Les communiqués démentant des propos exprimés ou des décisions prises par les hautes autorités algériennes font florès ces derniers temps. Rien qu’en ce début du mois de novembre, on a eu droit à deux communiqués successifs de ce genre. Le premier a émané de la primature algérienne, le jeudi 7 novembre, pour démentir la suspension des échanges commerciaux entre l’Algérie et la France. La primature, suivie par tous les médias algériens publics et privés, a attaqué violemment Xavier Driencourt, ancien ambassadeur de France en Algérie, à qui ils ont attribué la paternité de cette information.
Pourtant, Xavier Driencourt n’avait fait que relayer la décision communiquée le 4 novembre aux opérateurs économiques locaux par l’Association algérienne des banques et établissements financiers (ABEF), celle-là même qui avait pris la même décision contre l’Espagne durant l’été 2022, après que Madrid a reconnu la marocanité du Sahara.
Après le psychodrame lié à la suspension des échanges commerciaux entre l’Algérie et la France, et le rétropédalage tonitruant qui a suivi, ce fut au tour du ministère algérien des Affaires étrangères de démentir, le mercredi 13 novembre, les informations parues dans un quotidien local. Ce dernier a été accusé d’avoir créé de toutes pièces des propos attribués à Abdelmadjid Tebboune dans le discours lu en son nom par son ministre des Affaires étrangères, Ahmed Attaf, devant le sommet arabo-islamique, tenu le lundi 11 novembre à Riyad, en Arabie saoudite.
Lire aussi : Les lamentations de «l’énergumène diplomatique» algérien suite à la décision de la CJUE sur les accords Maroc-UE
«Dans un mélange indu du commentaire et de la déclaration officielle établie, un organe de la presse privée a, abusivement, attribué au président de la République des propos sans fondement. Ces propos auraient été, selon cet organe, tenus par le ministre des Affaires étrangères au nom du président de la République à l’occasion du dernier Sommet arabo-islamique de Riyad», lit-on dans le communiqué du ministère algérien des Affaires étrangères.
Il est vrai qu’à l’écoute de ce qu’a dit Ahmed Attaf, des sanctions multiformes ont été exigées contre le seul Israël, sans référence à ses soutiens, alors que l’article incriminé, paru en Une du quotidien francophone, L’Expression, laisse entendre que le président algérien a aussi appelé à instaurer un nouvel embargo pétrolier contre l’Occident afin de le sanctionner pour son soutien à Israël. «Comme en font foi la version écrite (dont aucun fac-similé n’a été publié en guise de preuve, NDLR), autant qu’audiovisuelle, la déclaration algérienne au Sommet de Riyad n’appelle, en aucune manière et sous quelque forme que ce soit, à une réédition de l’embargo arabe de 1973», se défend le communiqué de la diplomatie algérienne.

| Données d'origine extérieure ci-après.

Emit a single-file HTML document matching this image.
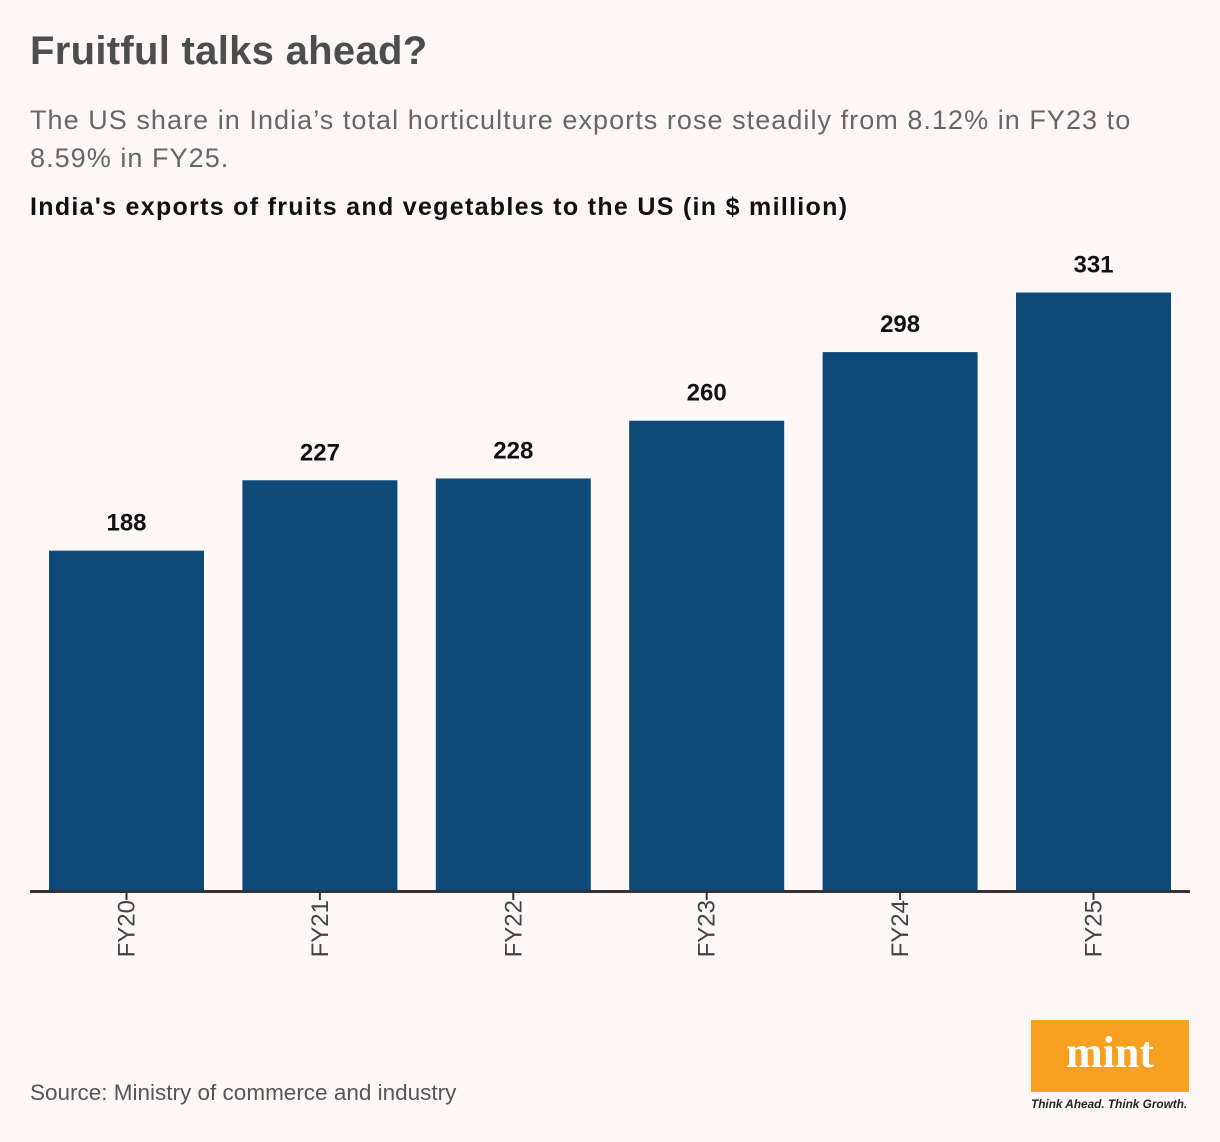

Or, il semble que le prétendu «commentaire» sur l’embargo pétrolier de 1973 n’est pas une pure création de l’auteur dudit article. Tout laisse en effet croire que ce média -dont le nom n’a pas été mentionné dans le communiqué du ministère- aurait reçu une copie du discours d’Abdelmadjid Tebboune, venue tout droit de la présidence algérienne, qui aurait voulu ainsi faire d’une pierre deux coups. Surtout que le quotidien L’Expression est connu pour être l’un des porte-voix du régime et que son directeur, très proche de Tebboune, reçoit ses instructions de la présidence algérienne.
L’appel à des sanctions pétrolières et gazières contre l’Occident a un double objectif. D’une part, il s’agit d’affirmer que le président algérien, dans le discours lu en son nom par Ahmed Attaf, a lancé un appel à la réédition de l’embargo pétrolier de 1973 contre les pays occidentaux qui soutiennent Israël militairement, économiquement et diplomatiquement.
Sachant que, faute de légitimité populaire, Abdelmadjid Tebboune s’est érigé, par populisme, en héraut de la «cause palestinienne», que le quotidien L’Expression est entièrement aux ordres, et que son impression est rigoureusement contrôlée en amont, il est impossible qu’il se lance de lui-même dans le commentaire et l’interprétation des propos du président. S’il les a publiés de la sorte, c’est qu’il en a reçu le feu vert, et qu’ils étaient destinés à la consommation locale.
D’autre part, la peur que cet appel soit enregistré par l’administration du président américain élu, Donald Trump, et rappelé au régime hâbleur, a vraisemblablement poussé d’autres clans à réclamer dare-dare son démenti. Manifestement, la cacophonie et le désordre sont les maîtres-mots de la gouvernance en Algérie, et une telle confusion n’est qu’une marque patente supplémentaire de la déstructuration de l’État.